Utilisez-vous les tablettes en permanence et pour toutes les activités ?

Pour la plupart des activités oui, en raison des ressources pédagogiques disponibles dans chaque matière et compte-tenu du caractère visuel déjà évoqué : grammaire, orthographe, arts plastiques… En revanche, j’impose une durée maximale : pas plus de soixante minutes par jour. Pour deux types de raisons : d’abord, par principe de précaution, pour ne pas exposer trop longtemps les élèves aux ondes et aux écrans. Ensuite, parce que les méthodes traditionnelles (l’usage des manuels et des cahiers sur support papier) présentent des avantages bien connus avec lesquels il faut compter.

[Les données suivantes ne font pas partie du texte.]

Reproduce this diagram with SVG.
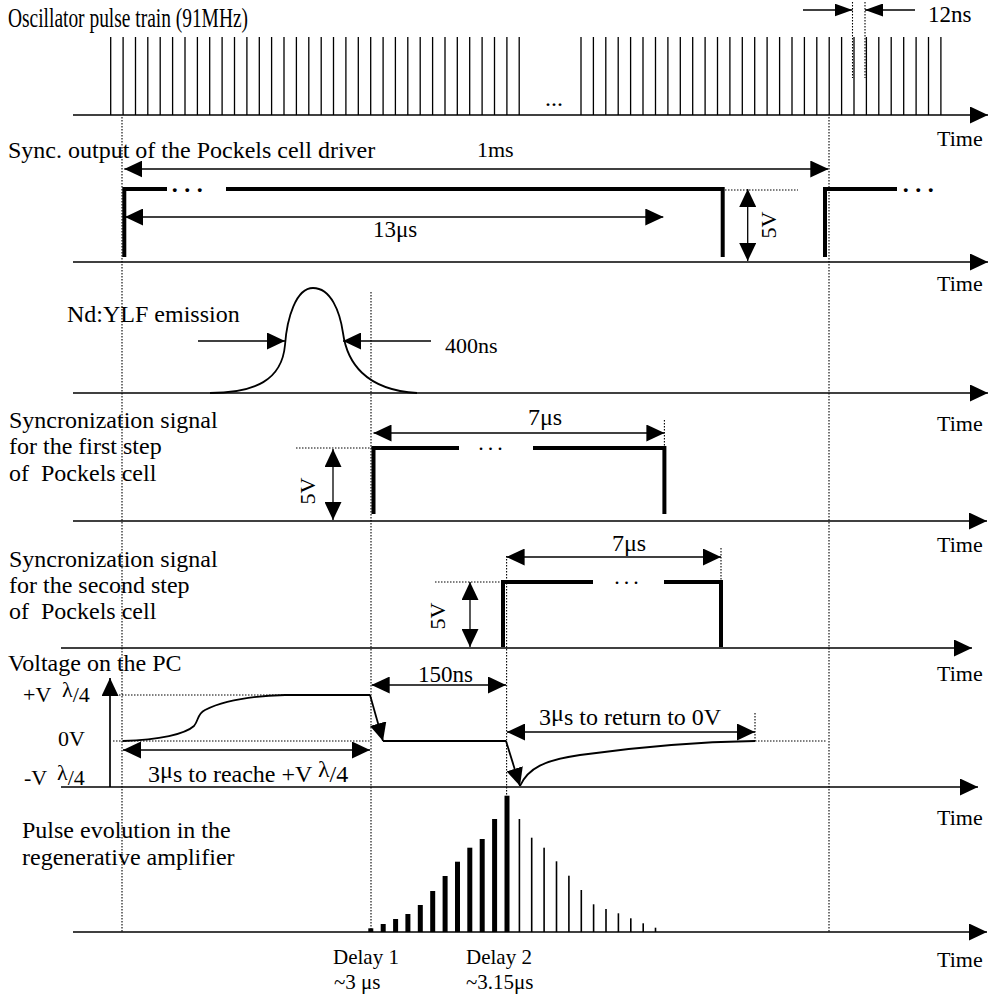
<svg xmlns="http://www.w3.org/2000/svg" width="989" height="994" viewBox="0 0 989 994">
<style>
text { font-family: "Liberation Serif", "Times New Roman", serif; fill: #000; }
.f21 { font-size: 21px; }
.f22 { font-size: 22px; }
.f23 { font-size: 23px; }
.f24 { font-size: 24px; }
.ax { stroke: #000; stroke-width: 1.7; fill: none; }
.tn { stroke: #000; stroke-width: 1.3; fill: none; }
.th { stroke: #000; stroke-width: 4; fill: none; stroke-linejoin: miter; }
.cv { stroke: #000; stroke-width: 1.8; fill: none; }
.dt { stroke: #000; stroke-width: 1.1; stroke-dasharray: 1.5 1.5; fill: none; }
.arr { marker-start: url(#ah); marker-end: url(#ah); }
.arre { marker-end: url(#ah); }
.arrs { marker-end: url(#ahs); }
.bd { font-weight: bold; }
</style>
<defs>
<marker id="ah" viewBox="0 0 18 17" refX="18" refY="8.5" markerWidth="18" markerHeight="17" markerUnits="userSpaceOnUse" orient="auto-start-reverse"><path d="M0,0 L18,8.5 L0,17 z" fill="#000"/></marker>
<marker id="ahs" viewBox="0 0 18 13" refX="18" refY="6.5" markerWidth="18" markerHeight="13" markerUnits="userSpaceOnUse" orient="auto-start-reverse"><path d="M0,0 L18,6.5 L0,13 z" fill="#000"/></marker>
</defs>

<g id="guides">
<path class="dt" d="M122,117 V932 M371,292 V932 M829,117 V932 M506.6,556 V796 M664.4,420 V448 M721,548 V582 M755,713 V741 M852.5,2 V78 M865,2 V78 M725,190 H798 M296,448 H372 M435,582 H502 M113,695 H370 M113,741 H370 M755,741 H827"/>
</g>

<g id="row-oscillator">
<text x="8" y="27" font-size="27" textLength="240" lengthAdjust="spacingAndGlyphs">Oscillator pulse train (91MHz)</text>
<path class="tn" d="M110.7,37V115 M123.1,37V115 M135.5,37V115 M147.8,37V115 M160.2,37V115 M172.6,37V115 M185,37V115 M197.4,37V115 M209.7,37V115 M222.1,37V115 M234.5,37V115 M246.9,37V115 M259.3,37V115 M271.6,37V115 M284,37V115 M296.4,37V115 M308.8,37V115 M321.2,37V115 M333.5,37V115 M345.9,37V115 M358.3,37V115 M370.7,37V115 M383.1,37V115 M395.4,37V115 M407.8,37V115 M420.2,37V115 M432.6,37V115 M445,37V115 M457.3,37V115 M469.7,37V115 M482.1,37V115 M494.5,37V115 M506.9,37V115 M519.2,37V115 M581,37V115 M593.4,37V115 M605.8,37V115 M618.2,37V115 M630.6,37V115 M643,37V115 M655.5,37V115 M667.9,37V115 M680.3,37V115 M692.7,37V115 M705.1,37V115 M717.5,37V115 M729.9,37V115 M742.3,37V115 M754.7,37V115 M767.1,37V115 M779.6,37V115 M792,37V115 M804.4,37V115 M816.8,37V115 M829.2,37V115 M841.6,37V115 M854,37V115 M866.4,37V115 M878.8,37V115 M891.2,37V115 M903.7,37V115 M916.1,37V115 M928.5,37V115 M940.9,37V115"/>
<text class="f24" x="545" y="106">...</text>
<line class="tn arrs" x1="803" y1="10" x2="852.5" y2="10"/>
<line class="tn arrs" x1="915" y1="10" x2="865" y2="10"/>
<text class="f23" x="928" y="22">12ns</text>
<line class="ax arre" x1="73" y1="115" x2="988" y2="115"/>
<text class="f22" x="937" y="146">Time</text>
</g>

<g id="row-sync-output">
<text class="f24" x="8" y="158">Sync. output of the Pockels cell driver</text>
<text class="f22" x="477" y="157">1ms</text>
<line class="tn arr" x1="124.3" y1="169" x2="828.3" y2="169"/>
<path class="th" d="M124.3,257 V189 H167 M226,189 H722.7 V257 M825,257 V189 H897"/>
<text class="f24 bd" x="171.8" y="192" letter-spacing="6.5">...</text>
<text class="f24 bd" x="902.7" y="192" letter-spacing="6.5">...</text>
<line class="tn arr" x1="125" y1="217" x2="663.3" y2="217"/>
<text class="f23" x="373" y="237">13μs</text>
<line class="tn arr" x1="747.7" y1="189" x2="747.7" y2="261"/>
<text class="f22" transform="translate(776,225) rotate(-90)" text-anchor="middle">5V</text>
<line class="ax arre" x1="73" y1="262" x2="988" y2="262"/>
<text class="f22" x="937" y="291">Time</text>
</g>

<g id="row-ndylf">
<text class="f24" x="67" y="322">Nd:YLF emission</text>
<path class="cv" d="M210,393 C255,393 282,380 285,345 C287,318 296,288 313,288 C331,288 340,312 343,333 C347,362 365,390 417,393"/>
<line class="tn arre" x1="198" y1="341" x2="285" y2="341"/>
<line class="tn arre" x1="431" y1="341" x2="343" y2="341"/>
<text class="f22" x="445" y="353">400ns</text>
<line class="ax arre" x1="73" y1="393" x2="988" y2="393"/>
<text class="f22" x="937" y="431">Time</text>
</g>

<g id="row-sync1">
<text class="f24" x="9" y="428">Syncronization signal</text>
<text class="f24" x="9" y="454">for the first step</text>
<text class="f24" x="9" y="481" xml:space="preserve">of  Pockels cell</text>
<line class="tn arr" x1="373.5" y1="433" x2="664.4" y2="433"/>
<text class="f24" x="528" y="425">7μs</text>
<path class="th" d="M373.5,514 V448 H459 M533,448 H664.4 V514"/>
<text class="f22" x="478.3" y="450" letter-spacing="4">...</text>
<line class="tn arr" x1="333" y1="449" x2="333" y2="520"/>
<text class="f22" transform="translate(315,491) rotate(-90)" text-anchor="middle">5V</text>
<line class="ax arre" x1="73" y1="521" x2="987" y2="521"/>
<text class="f22" x="937" y="552">Time</text>
</g>

<g id="row-sync2">
<text class="f24" x="9" y="567">Syncronization signal</text>
<text class="f24" x="9" y="593">for the second step</text>
<text class="f24" x="9" y="619" xml:space="preserve">of  Pockels cell</text>
<line class="tn arr" x1="506.6" y1="557" x2="721" y2="557"/>
<text class="f24" x="612" y="551">7μs</text>
<path class="th" d="M503,647 V582 H593 M664,582 H721 V647"/>
<text class="f22" x="614.3" y="584" letter-spacing="4">...</text>
<line class="tn arr" x1="470" y1="582" x2="470" y2="647"/>
<text class="f22" transform="translate(445,616) rotate(-90)" text-anchor="middle">5V</text>
<line class="ax arre" x1="61" y1="648" x2="972" y2="648"/>
<text class="f22" x="937" y="681">Time</text>
</g>

<g id="row-voltage">
<text class="f24" x="8" y="671">Voltage on the PC</text>
<text class="f22" x="23" y="702">+V<tspan x="62" dy="-5">λ</tspan><tspan dy="5">/4</tspan></text>
<text class="f22" x="58" y="746">0V</text>
<text class="f22" x="24" y="785">-V<tspan x="57" dy="-5">λ</tspan><tspan dy="5">/4</tspan></text>
<line class="ax arre" x1="110" y1="787" x2="110" y2="678"/>
<path class="cv" d="M123,741 C160,740 185,734 194,726 C199,720 197,714 205,710 C225,700 250,696 285,695 L370,695"/>
<line class="cv arre" x1="370" y1="695" x2="383" y2="741"/>
<path class="cv" d="M383,741 H506"/>
<line class="cv arre" x1="506" y1="741" x2="520" y2="786"/>
<path class="cv" d="M520,786 C528,768 545,760 580,755 C630,748 690,742 755,741"/>
<line class="tn arr" x1="123" y1="750" x2="370" y2="750"/>
<text class="f24" x="148" y="782">3<tspan dy="-4">μ</tspan><tspan dy="4">s to reache +V </tspan><tspan dy="-5">λ</tspan><tspan dy="5">/4</tspan></text>
<line class="tn arr" x1="371.7" y1="685" x2="506" y2="685"/>
<text class="f23" x="418" y="682">150ns</text>
<line class="tn arr" x1="507" y1="732" x2="755" y2="732"/>
<text class="f24" x="539" y="725">3<tspan dy="-4">μ</tspan><tspan dy="4">s to return to 0V</tspan></text>
<line class="ax arre" x1="61" y1="787" x2="978" y2="787"/>
<text class="f22" x="937" y="825">Time</text>
</g>

<g id="row-pulse-evolution">
<text class="f24" x="22" y="838">Pulse evolution in the</text>
<text class="f24" x="22" y="865">regenerative amplifier</text>
<g fill="#000">
<rect x="368.3" y="928.3" width="5" height="3.7"/>
<rect x="380.7" y="924" width="5" height="8"/>
<rect x="393.1" y="919" width="5" height="13"/>
<rect x="405.4" y="914" width="5" height="18"/>
<rect x="417.8" y="905" width="5" height="27"/>
<rect x="430.2" y="891" width="5" height="41"/>
<rect x="442.6" y="876" width="5" height="56"/>
<rect x="455" y="861.7" width="5" height="70.3"/>
<rect x="467.3" y="847.7" width="5" height="84.3"/>
<rect x="479.7" y="839" width="5" height="93"/>
<rect x="492.1" y="819" width="5" height="113"/>
<rect x="504.5" y="795.7" width="5" height="136.3"/>
<rect x="518.6" y="819" width="1.6" height="113"/>
<rect x="530.9" y="837.7" width="1.6" height="94.3"/>
<rect x="543.3" y="847.7" width="1.6" height="84.3"/>
<rect x="555.7" y="861.3" width="1.6" height="70.7"/>
<rect x="568.1" y="875.7" width="1.6" height="56.3"/>
<rect x="580.5" y="890" width="1.6" height="42"/>
<rect x="592.8" y="904.3" width="1.6" height="27.7"/>
<rect x="605.2" y="909" width="1.6" height="23"/>
<rect x="617.6" y="913.3" width="1.6" height="18.7"/>
<rect x="630" y="918.3" width="1.6" height="13.7"/>
<rect x="642.4" y="923.3" width="1.6" height="8.7"/>
<rect x="654.7" y="927.7" width="1.6" height="4.3"/>
</g>
<line class="ax arre" x1="73" y1="932" x2="987" y2="932"/>
<text class="f21" x="333" y="964">Delay 1</text>
<text class="f21" x="334" y="989">~3 μs</text>
<text class="f21" x="466" y="964">Delay 2</text>
<text class="f21" x="466" y="989">~3.15μs</text>
<text class="f22" x="937" y="967">Time</text>
</g>
</svg>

Pensez-vous que le numérique tend à se substituer aux méthodes traditionnelles d’enseignement ?

Encore une fois, nous n’en sommes encore qu’au début. Mais, pour ma part, si je me base sur ma pratique pédagogique, je pense que le numérique ne vise pas à supplanter les méthodes traditionnelles d’enseignement. Mais il rend possible un rapport différent au savoir, dans lequel les élèves sont davantage actifs et impliqués. Je pense qu’il est important que l’école soit aussi ce lieu d’apprentissage des nouvelles technologies, parce qu’elle propose un cadre et des méthodes dont les élèves ont besoin pour apprendre convenablement.